** Data supplied **
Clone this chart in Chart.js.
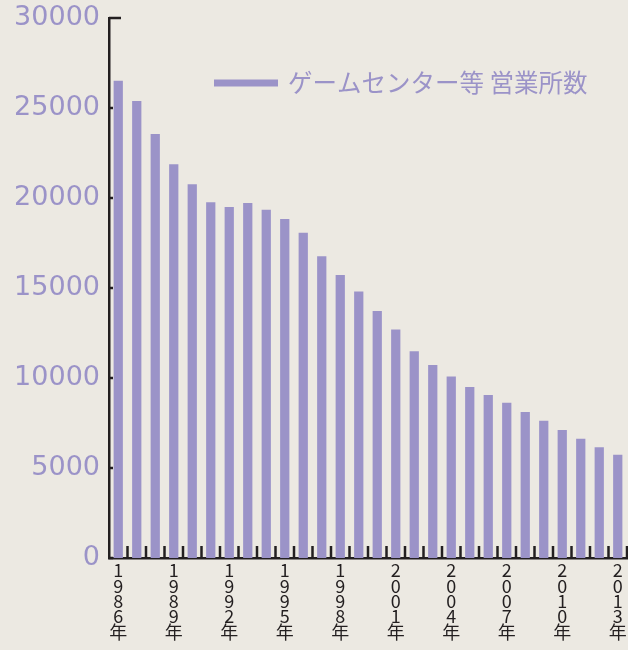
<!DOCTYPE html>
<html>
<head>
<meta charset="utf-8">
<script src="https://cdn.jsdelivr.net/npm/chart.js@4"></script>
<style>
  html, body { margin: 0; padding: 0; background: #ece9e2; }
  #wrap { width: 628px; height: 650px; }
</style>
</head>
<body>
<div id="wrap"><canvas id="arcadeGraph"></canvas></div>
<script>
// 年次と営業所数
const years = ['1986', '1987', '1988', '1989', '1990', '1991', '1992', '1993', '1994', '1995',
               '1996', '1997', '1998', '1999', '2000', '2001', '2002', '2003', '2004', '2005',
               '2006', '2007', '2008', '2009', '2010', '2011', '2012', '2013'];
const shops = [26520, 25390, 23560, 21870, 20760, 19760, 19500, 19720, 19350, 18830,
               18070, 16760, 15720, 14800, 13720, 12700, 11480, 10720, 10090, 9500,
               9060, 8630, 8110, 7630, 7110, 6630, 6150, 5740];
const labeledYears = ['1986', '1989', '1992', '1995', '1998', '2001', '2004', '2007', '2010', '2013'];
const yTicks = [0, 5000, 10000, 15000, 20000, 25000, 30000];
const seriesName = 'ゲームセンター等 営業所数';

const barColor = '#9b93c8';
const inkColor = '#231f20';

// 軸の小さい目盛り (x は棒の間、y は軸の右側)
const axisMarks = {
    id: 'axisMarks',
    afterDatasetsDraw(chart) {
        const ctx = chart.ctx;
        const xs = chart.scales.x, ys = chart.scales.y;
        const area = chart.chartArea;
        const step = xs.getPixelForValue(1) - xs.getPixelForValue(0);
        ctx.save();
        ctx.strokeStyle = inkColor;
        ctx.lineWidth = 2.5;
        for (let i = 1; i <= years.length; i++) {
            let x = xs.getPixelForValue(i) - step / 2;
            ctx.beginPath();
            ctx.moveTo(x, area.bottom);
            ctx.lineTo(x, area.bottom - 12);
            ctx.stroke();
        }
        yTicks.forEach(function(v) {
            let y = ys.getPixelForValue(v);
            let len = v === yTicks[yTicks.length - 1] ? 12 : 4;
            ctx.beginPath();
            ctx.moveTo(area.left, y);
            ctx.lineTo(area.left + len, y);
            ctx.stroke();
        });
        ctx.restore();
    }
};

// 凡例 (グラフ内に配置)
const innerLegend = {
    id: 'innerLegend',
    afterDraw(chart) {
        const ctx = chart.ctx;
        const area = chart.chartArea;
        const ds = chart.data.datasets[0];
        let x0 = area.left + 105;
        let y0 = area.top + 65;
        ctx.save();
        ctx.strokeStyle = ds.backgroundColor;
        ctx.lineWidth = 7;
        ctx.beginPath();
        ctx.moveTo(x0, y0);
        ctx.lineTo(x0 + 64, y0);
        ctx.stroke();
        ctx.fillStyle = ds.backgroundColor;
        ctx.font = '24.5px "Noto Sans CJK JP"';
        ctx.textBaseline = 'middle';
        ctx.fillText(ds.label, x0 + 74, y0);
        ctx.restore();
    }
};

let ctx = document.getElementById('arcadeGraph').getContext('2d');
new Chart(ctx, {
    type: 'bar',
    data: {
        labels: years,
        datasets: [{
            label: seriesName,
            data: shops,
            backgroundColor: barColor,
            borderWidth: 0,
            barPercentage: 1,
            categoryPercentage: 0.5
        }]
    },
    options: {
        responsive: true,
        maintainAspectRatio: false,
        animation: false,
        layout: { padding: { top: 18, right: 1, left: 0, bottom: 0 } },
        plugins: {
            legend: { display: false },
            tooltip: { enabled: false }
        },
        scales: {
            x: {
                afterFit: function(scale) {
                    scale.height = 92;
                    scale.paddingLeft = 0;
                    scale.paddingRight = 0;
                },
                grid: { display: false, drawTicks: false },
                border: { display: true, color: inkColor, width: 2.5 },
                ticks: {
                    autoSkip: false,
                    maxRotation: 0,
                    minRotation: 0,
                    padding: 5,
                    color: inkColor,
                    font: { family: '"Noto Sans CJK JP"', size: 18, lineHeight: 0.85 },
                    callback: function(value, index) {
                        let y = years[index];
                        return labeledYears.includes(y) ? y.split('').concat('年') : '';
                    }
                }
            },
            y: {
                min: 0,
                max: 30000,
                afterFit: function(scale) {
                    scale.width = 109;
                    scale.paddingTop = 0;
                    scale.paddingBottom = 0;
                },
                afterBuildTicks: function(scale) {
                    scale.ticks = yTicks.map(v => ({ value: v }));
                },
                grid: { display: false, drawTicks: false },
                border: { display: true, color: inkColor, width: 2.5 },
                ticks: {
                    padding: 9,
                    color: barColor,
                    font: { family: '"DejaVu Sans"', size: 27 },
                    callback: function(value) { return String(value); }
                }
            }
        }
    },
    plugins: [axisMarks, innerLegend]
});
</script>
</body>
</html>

* * *

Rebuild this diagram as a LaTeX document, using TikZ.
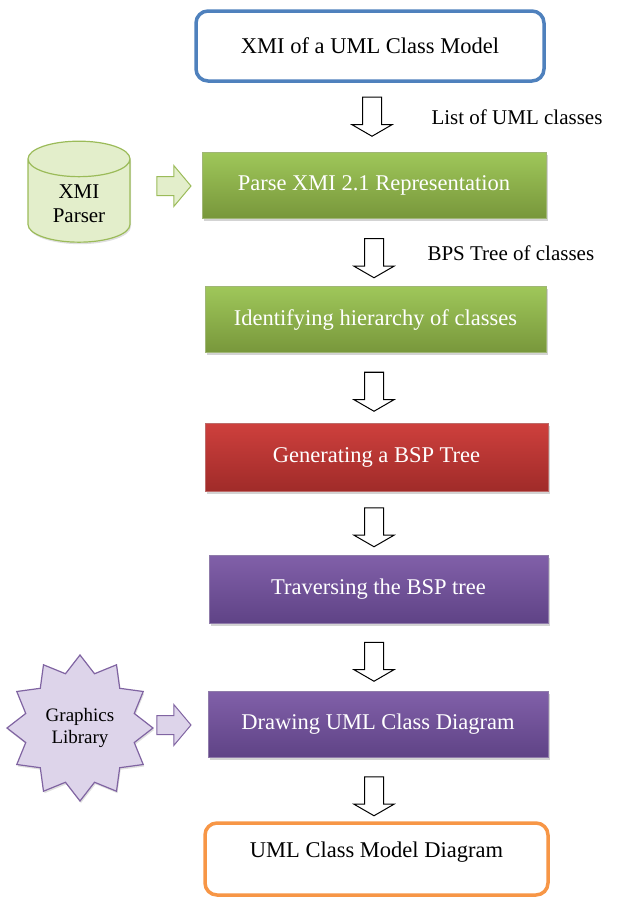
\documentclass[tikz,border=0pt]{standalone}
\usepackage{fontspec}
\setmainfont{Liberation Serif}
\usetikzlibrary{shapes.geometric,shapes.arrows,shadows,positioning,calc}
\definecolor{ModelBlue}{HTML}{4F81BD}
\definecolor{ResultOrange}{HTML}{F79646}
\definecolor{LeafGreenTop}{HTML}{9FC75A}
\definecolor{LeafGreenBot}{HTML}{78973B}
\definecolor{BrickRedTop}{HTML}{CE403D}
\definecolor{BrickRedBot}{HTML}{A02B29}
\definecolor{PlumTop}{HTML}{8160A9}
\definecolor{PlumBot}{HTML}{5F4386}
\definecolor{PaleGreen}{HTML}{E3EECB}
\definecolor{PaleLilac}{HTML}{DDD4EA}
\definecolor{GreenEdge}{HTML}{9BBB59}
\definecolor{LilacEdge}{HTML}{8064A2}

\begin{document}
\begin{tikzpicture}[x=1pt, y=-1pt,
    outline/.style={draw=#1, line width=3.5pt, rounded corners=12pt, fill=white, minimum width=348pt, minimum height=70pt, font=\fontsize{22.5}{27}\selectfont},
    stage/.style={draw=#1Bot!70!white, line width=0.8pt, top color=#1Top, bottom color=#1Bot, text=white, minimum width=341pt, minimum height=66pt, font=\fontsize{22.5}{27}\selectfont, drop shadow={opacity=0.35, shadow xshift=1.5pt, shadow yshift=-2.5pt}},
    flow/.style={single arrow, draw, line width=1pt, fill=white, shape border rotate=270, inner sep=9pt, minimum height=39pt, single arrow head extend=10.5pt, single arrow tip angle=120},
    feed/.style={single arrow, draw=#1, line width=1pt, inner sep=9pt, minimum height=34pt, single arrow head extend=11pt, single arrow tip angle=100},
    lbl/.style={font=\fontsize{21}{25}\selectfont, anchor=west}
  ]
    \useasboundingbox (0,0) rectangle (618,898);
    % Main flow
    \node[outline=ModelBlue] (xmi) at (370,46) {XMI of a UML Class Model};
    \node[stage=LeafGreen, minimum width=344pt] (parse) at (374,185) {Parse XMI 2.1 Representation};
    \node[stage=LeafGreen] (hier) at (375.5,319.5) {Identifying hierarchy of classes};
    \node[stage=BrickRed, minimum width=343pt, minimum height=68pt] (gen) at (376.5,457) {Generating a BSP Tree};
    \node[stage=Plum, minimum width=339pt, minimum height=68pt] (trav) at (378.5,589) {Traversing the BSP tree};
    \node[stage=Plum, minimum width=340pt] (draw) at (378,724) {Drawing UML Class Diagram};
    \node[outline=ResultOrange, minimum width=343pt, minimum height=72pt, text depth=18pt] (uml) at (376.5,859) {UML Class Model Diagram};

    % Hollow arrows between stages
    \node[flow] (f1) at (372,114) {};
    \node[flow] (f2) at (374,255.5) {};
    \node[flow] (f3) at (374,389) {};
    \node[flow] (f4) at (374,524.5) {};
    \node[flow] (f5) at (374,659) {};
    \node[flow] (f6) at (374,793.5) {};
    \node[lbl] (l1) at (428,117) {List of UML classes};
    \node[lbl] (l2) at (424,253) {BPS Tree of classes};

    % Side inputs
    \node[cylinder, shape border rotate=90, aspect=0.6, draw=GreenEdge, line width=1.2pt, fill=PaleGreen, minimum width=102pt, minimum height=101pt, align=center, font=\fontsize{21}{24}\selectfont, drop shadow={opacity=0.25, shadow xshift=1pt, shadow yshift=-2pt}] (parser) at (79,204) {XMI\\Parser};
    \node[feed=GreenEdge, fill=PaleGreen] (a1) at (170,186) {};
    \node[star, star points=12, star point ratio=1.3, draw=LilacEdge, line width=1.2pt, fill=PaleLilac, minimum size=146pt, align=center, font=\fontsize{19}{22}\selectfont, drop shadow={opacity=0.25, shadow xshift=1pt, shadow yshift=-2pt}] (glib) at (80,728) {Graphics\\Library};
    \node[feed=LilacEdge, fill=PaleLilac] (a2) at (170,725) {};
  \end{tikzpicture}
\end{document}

** Task description **
Using the entries above, extract exactly the lines from the one that contains "Clone this chart in Chart.js." through the one that contains "const inkColor = '#231f20';". Do not carry over any pictures.

** Task output **
Clone this chart in Chart.js.
<!DOCTYPE html>
<html>
<head>
<meta charset="utf-8">
<script src="https://cdn.jsdelivr.net/npm/chart.js@4"></script>
<style>
  html, body { margin: 0; padding: 0; background: #ece9e2; }
  #wrap { width: 628px; height: 650px; }
</style>
</head>
<body>
<div id="wrap"><canvas id="arcadeGraph"></canvas></div>
<script>
// 年次と営業所数
const years = ['1986', '1987', '1988', '1989', '1990', '1991', '1992', '1993', '1994', '1995',
               '1996', '1997', '1998', '1999', '2000', '2001', '2002', '2003', '2004', '2005',
               '2006', '2007', '2008', '2009', '2010', '2011', '2012', '2013'];
const shops = [26520, 25390, 23560, 21870, 20760, 19760, 19500, 19720, 19350, 18830,
               18070, 16760, 15720, 14800, 13720, 12700, 11480, 10720, 10090, 9500,
               9060, 8630, 8110, 7630, 7110, 6630, 6150, 5740];
const labeledYears = ['1986', '1989', '1992', '1995', '1998', '2001', '2004', '2007', '2010', '2013'];
const yTicks = [0, 5000, 10000, 15000, 20000, 25000, 30000];
const seriesName = 'ゲームセンター等 営業所数';

const barColor = '#9b93c8';
const inkColor = '#231f20';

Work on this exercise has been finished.